Anakalian Whims said,
September 3, 2012 at 2:33 pm
Exactly. My favorite ‘crap happens but don’t pity me’ memoir is Jeanette Walls’ The Glass Castle. She had crap by the beaucoups but proceeded to deal with everything with love and kindness and the appropriate level of moving on. Its fascinating.
Stephanie said,
September 3, 2012 at 8:50 pm
Agreed. 🙂
rosecothren said,
September 3, 2012 at 2:55 pm
Jim Trueblood is not a main character. And it’s Invisible Man, not The Invisible Man. The lack of definite article is significant. The main character/protagonist is unnamed.
Stephanie said,
September 3, 2012 at 8:50 pm
I think you’re missing the disclaimer where I said I hadn’t read it?
rosecothren said,
September 3, 2012 at 9:02 pm
I didn’t miss it.

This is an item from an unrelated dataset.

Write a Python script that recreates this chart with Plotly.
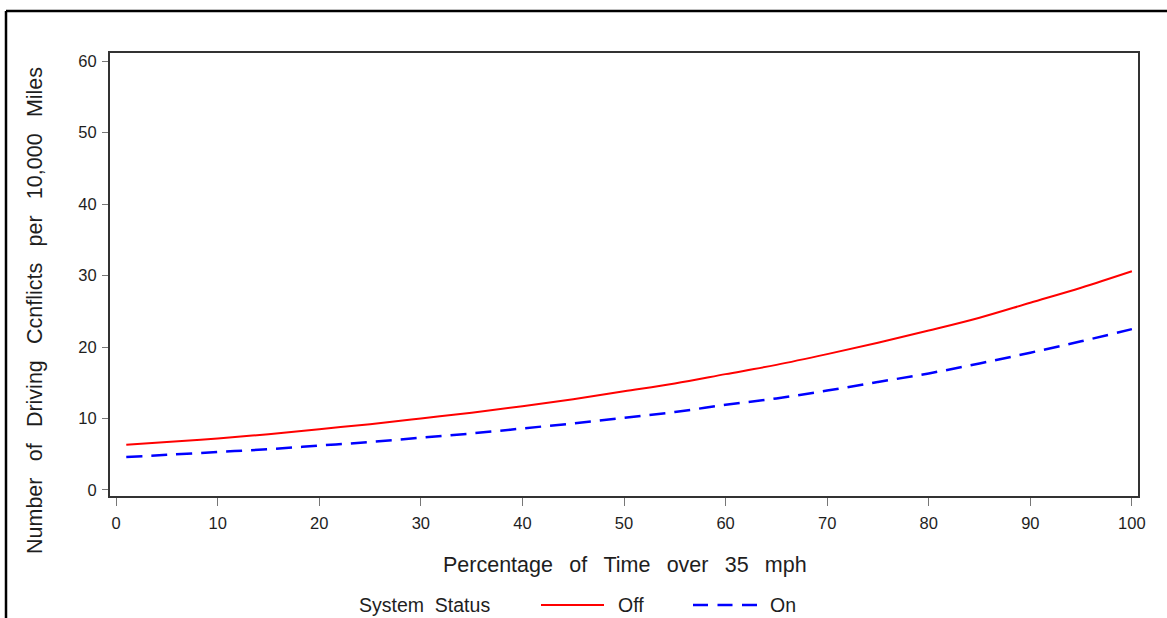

I just wanted to correct the mistaken impression that Jim Trueblood is a main character/protagonist as well as note the importance of referring to titles correctly–both, I believe, prerogatives of college English professors.
Anakalian Whims said,
September 3, 2012 at 9:49 pm
Haha! I probably am suffering from Chronological Snobbery! I don’t doubt it. That’s why I still plan to read the book. Also, I’m reading off a list of novels that are in chronological order of history.
I admit I have not read much, which is why I requested suggestions. I have a stack of Toni Morrison as well as Zora Neale Hurston (but more than her work, I’m looking forward to her biography, also sitting on my coffee table) that I have yet to tackle, but so far have only read my “required readings” from school which (based on my general distaste for them and the fact that I don’t remember the titles) I think have been poorly selected.
I am glad if Jim Trueblood is not a main character. He took up most of Chapter Two and he irritated me. I look forward to him not being in more of the book. Did I mis-type the title Invisible Man somewhere? I don’t see it. Whether you are a college professor or not, you may always make notes on my blog!
Rose Cothren said,
September 3, 2012 at 11:18 pm
I enjoy following your blog and your eclectic reading adventures.
Rose Cothren said,
September 3, 2012 at 11:20 pm
PS I still think you’re being too hard on Jim Trueblood. Consider his being rewarded with $100 as ironic.